Velejo com todos os ventos.

Dentro e fora das "aspas".

Quem é feliz...

(Crônica de Jeanne Bilich, publicada em A Gazeta, datada de 27 de abril de 2010).

"Nas minhas andanças pela Europa, deparei-me em Amsterdã, em quase todos os lugares que visitei - museus, lojas, hotel, restaurantes, quiosques de jornal e revistas - com um pequenino quadro, impressa uma unica e concisa frase. Não sabendo falar o idioma nativo e, menos ainda, ler holandês, a grafia intrigou-me!... Atiçou a curiosidade. Numa tabacaria, onde encontrei os charutos encomendados por Nilo Martins, vi fixado, uma vez mais, o tal quadrinho. Ganhei coragem e perguntei ao atendente, em inglês:

- Poderia, por favor, traduzir a frase pra mim?...

Os olhos azul-cobalto do senhor de idade cintilaram. Marotos. Sorriu cordialmente. E, antes da tradução, estalou o som de sua espontânea gargalhada:

- Está escrito aqui, senhora - e bateu o dedo indicador sobre o quadro - "Quem é feliz não chateia."
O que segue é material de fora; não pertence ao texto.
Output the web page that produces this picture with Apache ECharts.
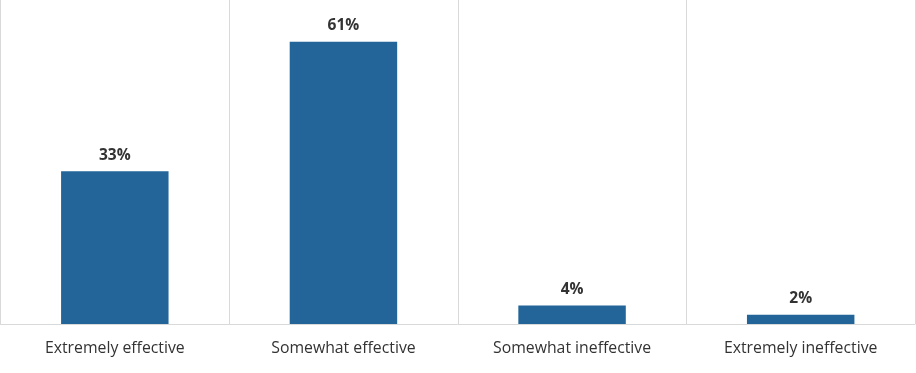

Rimos, então, juntos! Quanta sabedoria envolta em bom humor... Aproveitei para perguntar onde poderia adquirir um similar. Apontou, da calçada, uma loja próxima e ali comprei o meu "objeto do desejo". Afixei-o na parede da biblioteca. E aqui está até hoje!... No correr do tempo, observei que a mensagem foi ficando, a cada ano, mais veraz. Ouso dizer, necessária!... Acrescido ao fato de a citação - "Quem é feliz não chateia" - acender-se na minha mente, nas mais diversas oportunidades e situações. Por exemplo? Nas reuniões de condomínio do meu prédio, no trânsito, no ambiente de trabalho, entre alguns familiares e, por vezes, no círculo de amigos. Certo é que - atesto - a frase revelou-se muito mais do que prosaica frase: trata-se, na verdade, de um aforismo. Pérola de sabedoria!...

Por acaso, o sagaz leitor já presenciou uma pessoa feliz, de bem consigo e com a vida, chatear, gratuita e tenazmente, a paciência dos outros?... Da minha parte, nunca! Os de bem com a vida ou as pessoas felizes são, habitualmente, tolerantes, pacientes, educadas, generosas e gentis. Parecem não padecer - jamais! - de problemas de saúde, financeiros, amorosos, profissionais e familiares. Quando perguntados, como dita a etiqueta, "Como vai?", respondem com um sorriso que ilumina e até perfuma o ambiente: "Ah... estou ótimo!... E você?". Já os infelizes, nos atormentam com um rosário de queixas e lamúrias, ranzinzices e imprecações contra a vida. Chateiam-se. Chateiam-nos. Constrangem o eventual interlocutor. E, óbvio, revelam-se: são chatos! Como sei?... Ora, "Quem é feliz, não chateia." Ao inverso das pessoas que distribuem alegria no convívio social, tornam os dias mas cinzentos e - por que não dizer? - são, sim, sérios candidatos ao isolamento social. Leia-se: no prédio onde residem, no ambiente profissional, no âmbito familiar. Amigos? Hum... desaparecem! Afinal, mártires são venerados nas igrejas, mas, dificilmente, agradáveis para o convívio cotidiano.

Observo, pesarosa, que a hora dos não felizes - "Quem é feliz não chateia" - cresce assustadoramente. Onda avassaladora que arrebenta, com amargura e fel, nos mais variados ambientes. Públicos ou privados. Talvez, imersos no seu peculiar azedume e mau humor, sequer tenham a consciência de quão desagradáveis se tornaram... Insuportáveis! Fica a sugestão: afixar, como lembrete permanente, no carro, em casa, na mesa do trabalho o aforismo holandês: "Quem é feliz, não chateia." Afinal, "Vita Brevis", ó sagaz leitor!... Mas a chatice... urgh... desafia a eternidade."